I use the cover.template and have a template scripts to open / close / stop where each script takes a parameter for the shade number. But I have found that I need to call the API commands a few times to be 100% reliable, so the script calls rest_command, delays, calls rest_command, delays…

Then I write an automation to open two shades and I end up with the script called twice, albeit with different arguments. I get the dreaded script already running message and the second and subsequent calls are aborted.

It seems I have to roll each script out into 5 “almost duplicate” scripts, one per shade.
It would be nice if HA “uniquified” a script with the arguments when it called it.

It will. I’ve been putting in a lot of effort to get it that way. So, e.g., you’ll be able to do this:

- trigger:
    mode: parallel
    - service: BLAH
        SOMETHING: "{{ ... trigger.entity_id ... }}"
    - ...

In this case the action sequence steps will run completely independently for each trigger that fires, with a unique value of the trigger variable for each “run.”

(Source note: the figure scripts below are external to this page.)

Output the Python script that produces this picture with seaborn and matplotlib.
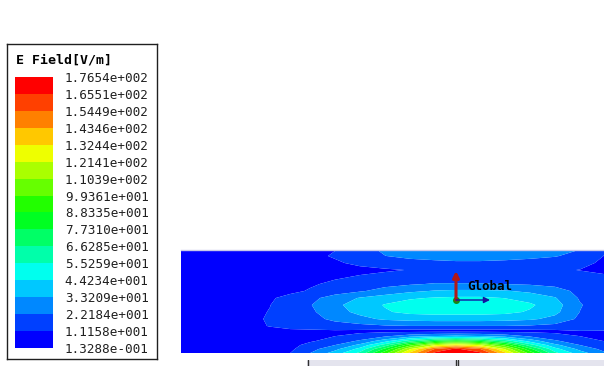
import numpy as np
import matplotlib
matplotlib.use("Agg")
import matplotlib.pyplot as plt
from matplotlib.colors import ListedColormap
import seaborn as sns

# legend levels in V/m, bottom to top
levels = [0.13288, 11.158, 22.184, 33.209, 44.234, 55.259, 66.285, 77.310,
          88.335, 99.361, 110.39, 121.41, 132.44, 143.46, 154.49, 165.51, 176.54]
band_colors = ["#0000FF", "#0040FF", "#0088FF", "#00C8FF", "#00FFEE", "#00FFAA",
               "#00FF66", "#00FF22", "#22FF00", "#66FF00", "#AAFF00", "#EEFF00",
               "#FFC800", "#FF8000", "#FF4000", "#FF0000"]

# sample positions of the field cut (picture units, y grows downwards)
field_x = [181, 230, 270, 290, 310, 335, 360, 385, 410, 435, 456, 480, 505, 530, 555, 580, 604]
field_y = [250, 256, 263, 270, 277, 284, 291, 298, 305, 312, 319, 326, 331, 336, 341, 345, 349, 353]

# |E|, one row per field_y
e_field = [
    [3, 4, 6, 7, 9, 11, 18, 24, 27, 29, 30, 30, 29, 27, 25, 22, 12],
    [3, 4, 6, 7, 9, 12, 17, 22, 25, 27, 28, 28, 27, 25, 23, 18, 11],
    [3, 4, 5, 6, 8, 10, 13, 16, 18, 19, 20, 20, 19, 18, 16, 13, 10],
    [2, 3, 4, 5, 6, 8, 9, 10, 11.5, 12, 12.5, 13, 13, 12.5, 12, 11, 10],
    [2, 3, 5, 6, 8, 10, 12, 14, 15, 16, 16, 16, 16, 15, 14, 13, 12],
    [3, 4, 6, 8, 10, 13, 16, 19, 21, 23, 23, 23, 22, 21, 19, 15, 13],
    [3, 5, 7, 9, 12, 17, 21, 26, 31, 34, 35, 35, 34, 31, 27, 19, 14],
    [4, 6, 10, 14, 19, 27, 34, 39, 43, 45, 46, 46, 44, 40, 34, 21, 15],
    [5, 7, 11, 16, 21.5, 31, 38, 45, 49, 51, 51, 51, 49, 46, 38, 23, 16],
    [5, 7, 11.5, 15, 20, 29, 36, 43, 47, 48, 48, 48, 47, 43, 36, 22, 16],
    [5, 7, 12, 14, 18, 25, 30, 35, 37, 38, 38, 38, 37, 35, 30, 20, 15],
    [5, 7, 11.5, 13, 14, 17, 19, 21, 22, 22, 22, 22, 22, 21, 19, 16, 13],
    [5, 6, 9, 10, 10, 10, 9, 8, 7, 7, 7, 7, 7, 8, 9, 11, 11],
    [4, 5, 6, 8, 9, 11, 14, 20, 28, 33, 35, 33, 28, 20, 14, 11, 10],
    [4, 4, 5, 7, 10, 15, 24, 40, 62, 78, 85, 78, 62, 40, 24, 15, 11],
    [3, 4, 5, 8, 14, 22, 36, 60, 95, 120, 130, 120, 95, 60, 36, 22, 15],
    [3, 4, 5, 9, 18, 30, 48, 80, 120, 155, 168, 155, 120, 80, 48, 30, 19],
    [3, 4, 6, 11, 22, 38, 58, 95, 135, 168, 175, 168, 135, 95, 58, 38, 24],
]

# global coordinate triad
triad_origin = (456, 300)
triad_up = (456, 271)
triad_right = (490, 300)


def hfss_label(v):
    mant, exp = f"{v:.4e}".split("e")
    return f"{mant}e{int(exp):+04d}"


sns.set_theme(style="white")
plt.rcParams["font.family"] = ["DejaVu Sans Mono"]

W, H = 604, 366
fig = plt.figure(figsize=(W / 100, H / 100), dpi=100)
fig.patch.set_facecolor("white")


def px_axes(x0, y0, x1, y1):
    return fig.add_axes([x0 / W, 1 - y1 / H, (x1 - x0) / W, (y1 - y0) / H])


# legend frame
ax_box = px_axes(7, 44, 157, 359)
ax_box.set_xticks([])
ax_box.set_yticks([])
for s in ax_box.spines.values():
    s.set_color("#202020")
    s.set_linewidth(1.0)
fig.text(16 / W, 1 - 60 / H, "E Field[V/m]", fontsize=9.5, fontweight="bold",
         color="black", ha="left", va="center")

# legend colour bar drawn as a one-column heatmap
ax_bar = px_axes(15, 77, 53, 348)
band_idx = np.arange(len(band_colors))[::-1].reshape(-1, 1)
sns.heatmap(band_idx, ax=ax_bar, cmap=ListedColormap(band_colors),
            vmin=-0.5, vmax=len(band_colors) - 0.5, cbar=False,
            xticklabels=False, yticklabels=False)
ax_bar.yaxis.tick_right()
ax_bar.set_yticks(np.arange(len(levels)))
ax_bar.set_yticklabels([hfss_label(v) for v in levels[::-1]], fontsize=9.1,
                       color="#202020")
ax_bar.tick_params(axis="y", length=0, pad=8.5, right=True, left=False)
ax_bar.set_ylim(len(band_colors), 0)

# field plot
ax = px_axes(181, 250, 604, 353)
ax.contourf(field_x, field_y, e_field, levels=levels, colors=band_colors,
            antialiased=True)
ax.set_xlim(field_x[0], field_x[-1])
ax.set_ylim(field_y[-1], field_y[0])
ax.set_xticks([])
ax.set_yticks([])
for s in ax.spines.values():
    s.set_visible(False)
ax.spines["top"].set_visible(True)
ax.spines["top"].set_color("#C8C8E8")
ax.spines["top"].set_linewidth(1)

ax.annotate("", xy=triad_up, xytext=triad_origin,
            arrowprops=dict(arrowstyle="-|>", color="#B01818", lw=2.2,
                            mutation_scale=9, shrinkA=0, shrinkB=0))
ax.annotate("", xy=triad_right, xytext=triad_origin,
            arrowprops=dict(arrowstyle="-|>", color="#1414A0", lw=1.0,
                            mutation_scale=9, shrinkA=0, shrinkB=0))
ax.plot(*triad_origin, "o", color="#168816", ms=4)
ax.text(467, 287, "Global", fontsize=9, fontweight="bold", color="black",
        ha="left", va="center")

# partial ruler under the plot
ax_r = px_axes(307, 360, 604, 366)
ax_r.set_facecolor("#E4E4EE")
ax_r.set_xlim(307, 604)
ax_r.set_xticks([])
ax_r.set_yticks([])
for s in ax_r.spines.values():
    s.set_visible(False)
for xr in [308, 455.5, 457.5]:
    ax_r.axvline(xr, color="#303030", lw=1)

fig.savefig("out.png", dpi=100, facecolor="white")
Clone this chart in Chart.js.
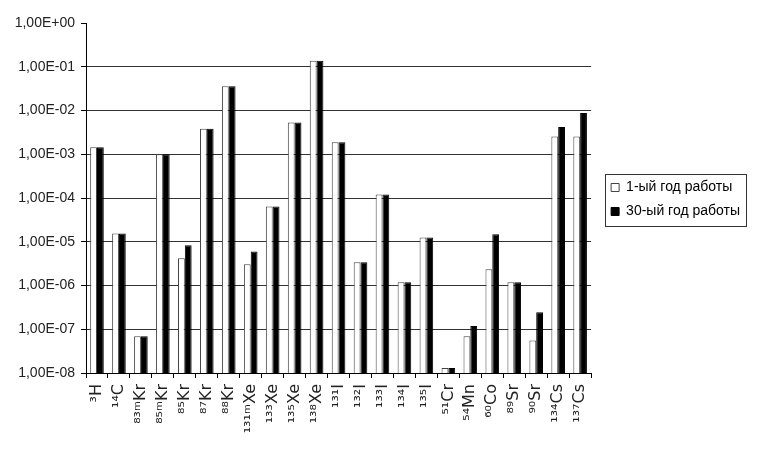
<!DOCTYPE html>
<html>
<head>
<meta charset="utf-8">
<script src="https://cdn.jsdelivr.net/npm/chart.js@4/dist/chart.umd.min.js"></script>
<style>
html,body{margin:0;padding:0;background:#fff;}
canvas{display:block;}
</style>
</head>
<body>
<canvas id="c" width="760" height="454"></canvas>
<script>
const categories = ['³H','¹⁴C','⁸³ᵐKr','⁸⁵ᵐKr','⁸⁵Kr','⁸⁷Kr','⁸⁸Kr','¹³¹ᵐXe','¹³³Xe','¹³⁵Xe','¹³⁸Xe','¹³¹I','¹³²I','¹³³I','¹³⁴I','¹³⁵I','⁵¹Cr','⁵⁴Mn','⁶⁰Co','⁸⁹Sr','⁹⁰Sr','¹³⁴Cs','¹³⁷Cs'];
const seriesNames = ['1-ый год работы', '30-ый год работы'];
const year1 = [1.44e-3, 1.55e-5, 6.9e-8, 1.0e-3, 4.2e-6, 3.85e-3, 3.6e-2, 3.05e-6, 6.4e-5, 5.3e-3, 1.38e-1, 1.87e-3, 3.4e-6, 1.21e-4, 1.18e-6, 1.25e-5, 1.3e-8, 6.9e-8, 2.34e-6, 1.18e-6, 5.5e-8, 2.53e-3, 2.53e-3];
const year30 = [1.44e-3, 1.55e-5, 6.9e-8, 1.0e-3, 8.3e-6, 3.85e-3, 3.6e-2, 5.96e-6, 6.4e-5, 5.3e-3, 1.38e-1, 1.87e-3, 3.4e-6, 1.21e-4, 1.18e-6, 1.25e-5, 1.3e-8, 1.19e-7, 1.48e-5, 1.18e-6, 2.44e-7, 4.2e-3, 8.8e-3];
const yTickValues = [1e-8, 1e-7, 1e-6, 1e-5, 1e-4, 1e-3, 1e-2, 1e-1, 1];
const yTickLabels = ['1,00E-08','1,00E-07','1,00E-06','1,00E-05','1,00E-04','1,00E-03','1,00E-02','1,00E-01','1,00E+00'];

const FONT = "'Liberation Sans', Arial, sans-serif";
const XFONT = "'DejaVu Sans', sans-serif";

const legendFrame = {
  id: 'legendFrame',
  afterLayout(chart) {
    const lg = chart.legend;
    if (lg) { lg.left += 10; lg.right += 10; lg.top -= 39; lg.bottom -= 39; }
  },
  afterDraw(chart) {
    const lg = chart.legend;
    if (!lg || !lg.legendHitBoxes || !lg.legendHitBoxes.length) return;
    const hb = lg.legendHitBoxes;
    const ctx = chart.ctx;
    let l = Infinity, t = Infinity, r = -Infinity, b = -Infinity;
    hb.forEach(h => {
      l = Math.min(l, h.left); t = Math.min(t, h.top);
      r = Math.max(r, h.left + h.width); b = Math.max(b, h.top + h.height);
    });
    ctx.save();
    ctx.strokeStyle = '#333';
    ctx.lineWidth = 1;
    ctx.strokeRect(Math.round(l - 6) + 0.5, Math.round(t - 7) + 0.5, Math.round(r - l + 12), Math.round(b - t + 14));
    ctx.restore();
  }
};

new Chart(document.getElementById('c'), {
  type: 'bar',
  data: {
    labels: categories,
    datasets: [
      { label: seriesNames[0], data: year1, backgroundColor: '#ffffff', borderColor: '#444', borderWidth: 1, borderSkipped: 'bottom' },
      { label: seriesNames[1], data: year30, backgroundColor: '#000000', borderColor: '#000000', borderWidth: 1, borderSkipped: 'bottom' }
    ]
  },
  options: {
    responsive: false,
    animation: false,
    devicePixelRatio: 1,
    datasets: { bar: { categoryPercentage: 0.62, barPercentage: 1.0 } },
    layout: { padding: { left: 0, right: 20, top: 23, bottom: 0 } },
    plugins: {
      tooltip: { enabled: false },
      legend: {
        position: 'right',
        align: 'center',
        labels: {
          boxWidth: 8,
          boxHeight: 8,
          padding: 10,
          color: '#000',
          font: { family: FONT, size: 14 }
        }
      }
    },
    scales: {
      x: {
        type: 'category',
        grid: { display: true, drawOnChartArea: false, offset: true, tickLength: 5, tickColor: '#000' },
        border: { display: true, color: '#000', width: 1 },
        ticks: {
          maxRotation: 90, minRotation: 90, autoSkip: false, padding: 6,
          color: '#222',
          font: { family: XFONT, size: 16 }
        },
        afterFit(scale) { scale.height = 81; }
      },
      y: {
        type: 'logarithmic',
        min: 1e-8,
        max: 1,
        afterBuildTicks(scale) { scale.ticks = yTickValues.map(v => ({ value: v })); },
        grid: {
          color(ctx) {
            const v = ctx.tick && ctx.tick.value;
            if (v === 1) return 'rgba(0,0,0,0)';
            return '#333';
          },
          lineWidth: 1,
          tickLength: 5,
          tickColor: '#000'
        },
        border: { display: true, color: '#000', width: 1 },
        ticks: {
          padding: 6,
          color: '#222',
          font: { family: FONT, size: 14 },
          callback(value) {
            const i = Math.round(Math.log10(value)) + 8;
            return yTickLabels[i] !== undefined ? yTickLabels[i] : '';
          }
        },
        afterFit(scale) { scale.width = 86; }
      }
    }
  },
  plugins: [legendFrame]
});
</script>
</body>
</html>
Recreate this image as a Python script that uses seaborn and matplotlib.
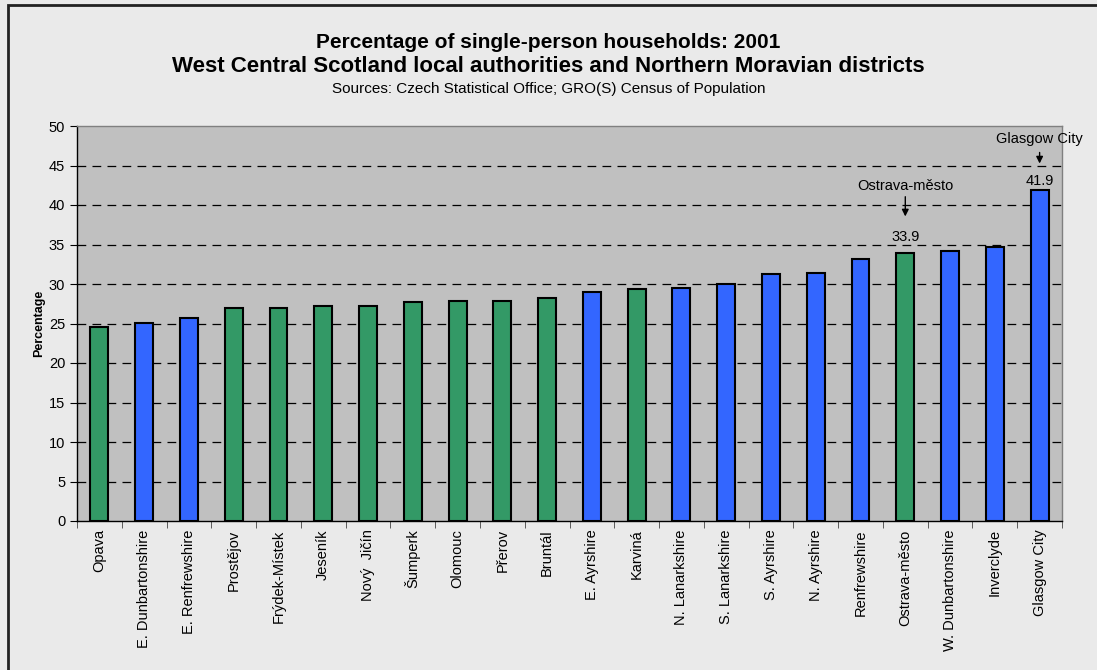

An automation’s action sequence is really just a script. There will be several new “modes” (defaulting to legacy so that the zillions of automations & scripts that already exist won’t break overnight), including parallel, restart, queue, etc. The same thing will be available in scripts. E.g.:

    mode: queue
    - ...

This will cause a second invocation to be queued if the first invocation is still running such that the second run will begin when the first run completes.

I have much of the work done and hope for these new features to make a release in the not too distant future.